Audio Commentary by Guillermo del Toro – Del Toro is a very passionate director and is very honest about every aspect of the filming process. Even if you don’t like the film, it’s interesting to hear him break down the scenes and what it took complete them the way he envisioned.
The Director’s Notebook – This is definitely one of the more original bonus features you’ll ever see. It’s sort of an interactive digital diary of del Toro’s creative process. You have the option of flipping through pages where you’ll find designs and sketches, hand-written notes and video blurbs.
Focus Points (62 min) – This feature is broken down into 13 separate subsections. The 13 featurettes cover everything from the directing style and physical preparation of the actors to intricate explanation of the special effects and how the large scale sets were vital to enable a seamless mesh with the CGI. If you have the extra hour they are definitely all worth the watch if you’re a big connoisseur of behind-the-set information.
Drift Space (5 min) – The drifting sequences are slowed down and info boxes appear with bios on the main characters. Pretty much a filler-feature, the characters in the movie are barely interesting with the info in the actual movie.
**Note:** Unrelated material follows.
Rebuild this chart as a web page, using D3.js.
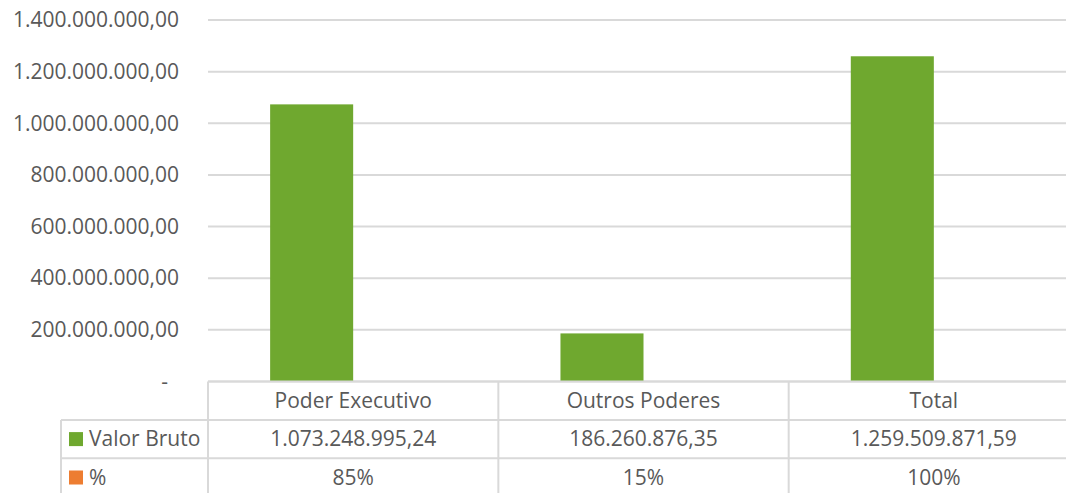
<!DOCTYPE html>
<html>
<head>
<meta charset="utf-8">
<script src="https://cdn.jsdelivr.net/npm/d3@7"></script>
<style>
  body { margin: 0; background: #fff; }
  text { font-family: "Open Sans", sans-serif; fill: #595959; }
</style>
</head>
<body>
<div id="chart"></div>
<script>
// chart data
var categories = ["Poder Executivo", "Outros Poderes", "Total"];
var series = ["Valor Bruto", "%"];
var valorBruto = [1073248995.24, 186260876.35, 1259509871.59];
var percent = [0.85, 0.15, 1];
var yTicks = [0, 200000000, 400000000, 600000000, 800000000, 1000000000, 1200000000, 1400000000];
var seriesColors = ["#6FA82F", "#ED7D31"];

var w = 1066;
var h = 493;
var plotLeft = 208, plotRight = 1079, plotTop = 20, plotBottom = 381.5;
var rowH = 38.4;
var fontSize = 21;

var br = d3.formatLocale({ decimal: ",", thousands: ".", grouping: [3], currency: ["R$", ""] });
var fmt = br.format(",.2f");
var pct = d3.format(".0%");

var xScale = d3.scaleBand()
    .domain(categories)
    .range([plotLeft, plotRight]);

var bw = xScale.bandwidth();
var x1 = d3.scaleBand()
    .domain(series)
    .range([bw * 0.214, bw * 0.786]);

var yScale = d3.scaleLinear()
    .domain([0, 1400000000])
    .range([plotBottom, plotTop]);

var svg = d3.select("#chart")
    .append("svg")
    .attr("width", w)
    .attr("height", h);

// gridlines
svg.append("g")
    .selectAll("line")
    .data(yTicks)
    .enter()
    .append("line")
    .attr("x1", plotLeft)
    .attr("x2", plotRight)
    .attr("y1", function(d) { return yScale(d); })
    .attr("y2", function(d) { return yScale(d); })
    .attr("stroke", "#D9D9D9")
    .attr("stroke-width", 2);

// y axis labels
var yAxis = d3.axisLeft(yScale)
    .tickValues(yTicks)
    .tickSize(0)
    .tickPadding(29)
    .tickFormat(function(d) { return d === 0 ? "-" : fmt(d); });

var gy = svg.append("g")
    .attr("transform", "translate(" + plotLeft + ",0)")
    .call(yAxis);
gy.select(".domain").remove();
gy.selectAll("text")
    .attr("font-size", fontSize)
    .attr("font-family", "Open Sans")
    .attr("fill", "#595959")
    .attr("dx", function(d) { return d === 0 ? -11 : 0; });

// bars
var rows = [valorBruto, percent];
series.forEach(function(s, si) {
    svg.append("g")
        .selectAll("rect")
        .data(rows[si])
        .enter()
        .append("rect")
        .attr("x", function(d, i) { return xScale(categories[i]) + x1(s); })
        .attr("y", function(d) { return yScale(d); })
        .attr("width", x1.bandwidth())
        .attr("height", function(d) { return plotBottom - yScale(d); })
        .attr("fill", seriesColors[si]);
});

// data table
var table = svg.append("g")
    .attr("stroke", "#D9D9D9")
    .attr("stroke-width", 2);

var tableLeft = 61;
var rowY = [plotBottom, plotBottom + rowH, plotBottom + 2 * rowH, plotBottom + 3 * rowH];

rowY.forEach(function(y, i) {
    table.append("line")
        .attr("x1", i === 0 ? plotLeft : tableLeft)
        .attr("x2", plotRight)
        .attr("y1", y)
        .attr("y2", y);
});

table.append("line")
    .attr("x1", tableLeft).attr("x2", tableLeft)
    .attr("y1", rowY[1]).attr("y2", rowY[3]);

categories.forEach(function(c) {
    table.append("line")
        .attr("x1", xScale(c)).attr("x2", xScale(c))
        .attr("y1", plotBottom).attr("y2", rowY[3]);
});

// header labels
svg.append("g")
    .selectAll("text")
    .data(categories)
    .enter()
    .append("text")
    .attr("x", function(d) { return xScale(d) + bw / 2; })
    .attr("y", plotBottom + rowH / 2)
    .attr("dy", "0.35em")
    .attr("text-anchor", "middle")
    .attr("font-size", fontSize)
    .text(function(d) { return d; });

// value rows
var rowFmt = [fmt, pct];
series.forEach(function(s, si) {
    var cy = rowY[si + 1] + rowH / 2;

    svg.append("rect")
        .attr("x", 69)
        .attr("y", cy - 7)
        .attr("width", 14)
        .attr("height", 14)
        .attr("fill", seriesColors[si]);

    svg.append("text")
        .attr("x", 89)
        .attr("y", cy)
        .attr("dy", "0.35em")
        .attr("font-size", fontSize)
        .text(s);

    svg.append("g")
        .selectAll("text")
        .data(rows[si])
        .enter()
        .append("text")
        .attr("x", function(d, i) { return xScale(categories[i]) + bw / 2; })
        .attr("y", cy)
        .attr("dy", "0.35em")
        .attr("text-anchor", "middle")
        .attr("font-size", fontSize)
        .text(function(d) { return rowFmt[si](d); });
});
</script>
</body>
</html>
The Digital Artistry of ‘Pacific Rim’ (17 min) – If you don’t like to have the “magic curtain” pulled down to reveal just how boring and tedious real movie making is, then don’t watch this feature. It takes you through the visual effects meetings and shows how every single solitary detail is discussed before it gets the green light to make it to the final rendering.
The Shatterdome – Like “Focus Points” this feature has its own set of menu items to choose from. It includes a lot of pre-production work like concept videos and art for the design of the Kaijus and Jaegers. It also has concept art for the costumes and cinematography.
Deleted Scenes (4 min) – 4 deleted scenes that, as usual, do not bring much to the table. The only exception may be a little more background info on the characters of Chuck and Herc Hansen.
Blooper Reel (4 min) – Definitely worth the watch simply to see more of Charlie Day be uncomfortable around Ron Perlman.